On this site I will display the process of reverse engineering the Junghans J9 movement. The goal is to make a acrylic main plate and a 3:1 3D printable function model.
This is my Stepcraft D300 fitted with a Andonstar USB microscope for precise measureing of the watch parts.
I can use my Sherline collet equipment on the Stepcraft to hold the watch parts.
Just a reminder how small the parts are.
The Andonstar microscope makes it possible to measure distances up to one hundredths of a millimeter.
The biggest challange sofar is the workflow in Fusion360. There are a lot of coordinates and measurements to deal with and on the main plate I put every point on one sketch. This needs to be changed as I lost the overview. It is almost not possible to find specific points again if they need adjaustments.
With the use of the CNC machine I get XY coordinates as perceise as to the machines specifications. Using these coordinates as such within Fusion360 is possible, but it get's very confusing as it is all releated to a 0/0 point. A better way, in my opinion, is to use the old method using circles to construct the points. Therefor I convert the XY coordinates into distances which can be easily used to construct the intersections for a needed centerpoint. I made a excel spreadsheet to calculate the distances.

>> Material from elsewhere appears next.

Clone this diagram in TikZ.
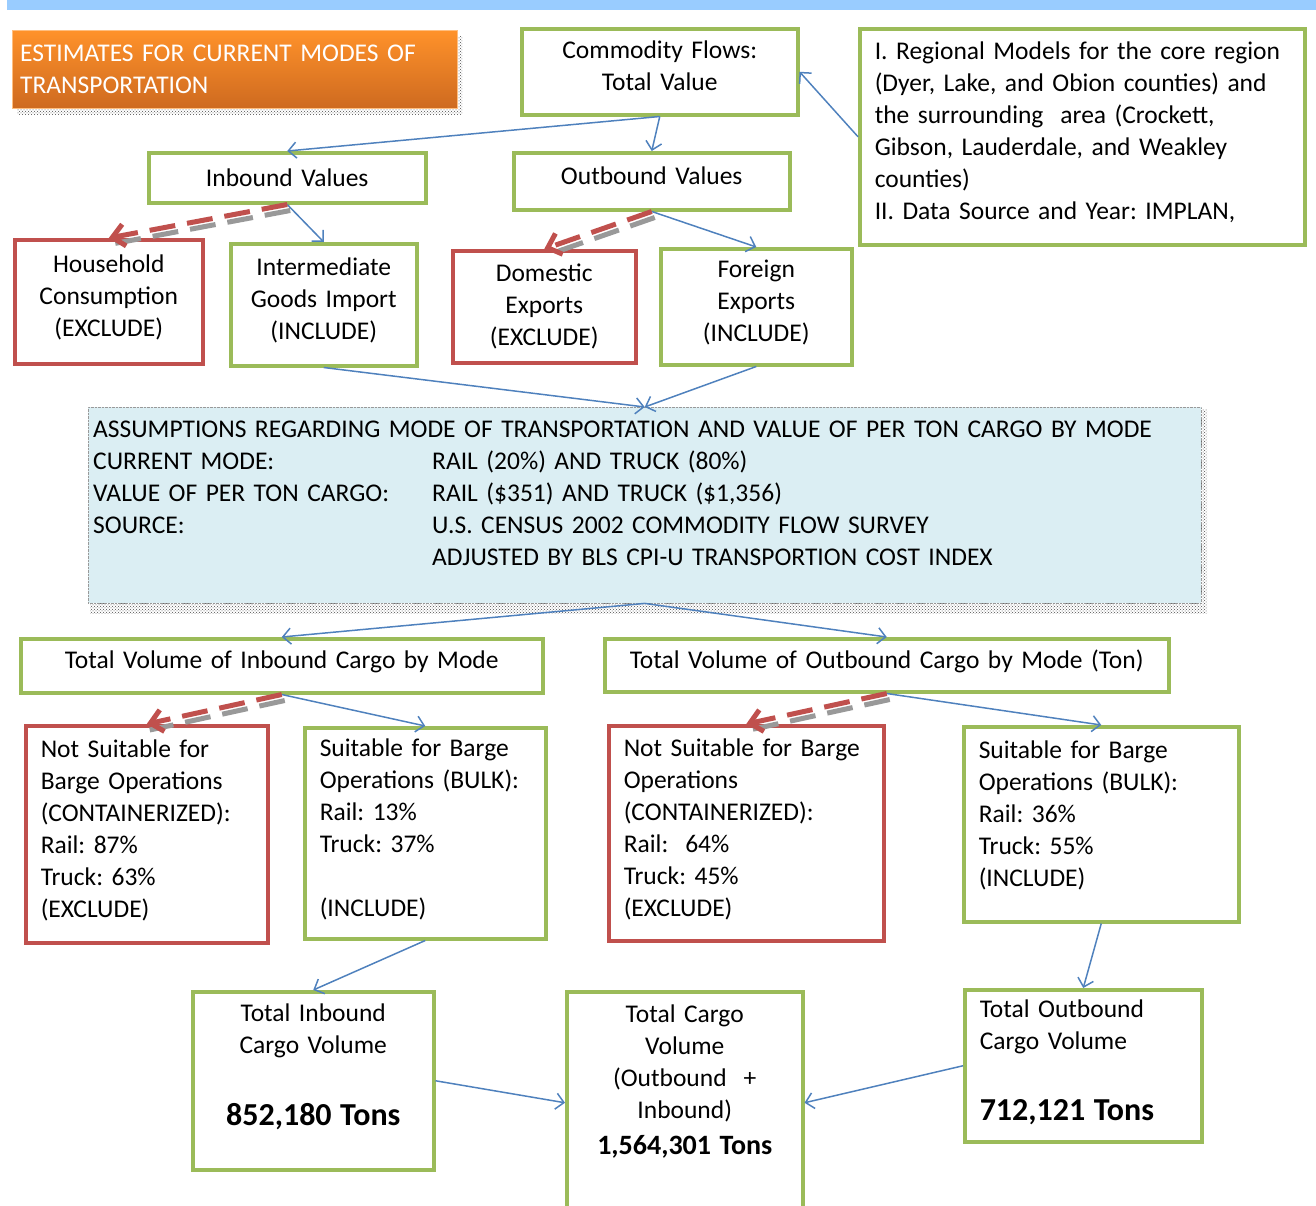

As the minute wheel and the second wheel have defined fixed position it is always possible to contruct the other centerpoints with three circles. Another advantage of this method is that I do not need to align the movement plate on the CNC machine with a reference. I just put the plate in the movement holder and start centering the crosshair over the relevant point, hit ESC, which copies the current coordinate into the memory, and move to the next ponit, hit ESC and so forth. When finished I save the coordinate file for further use.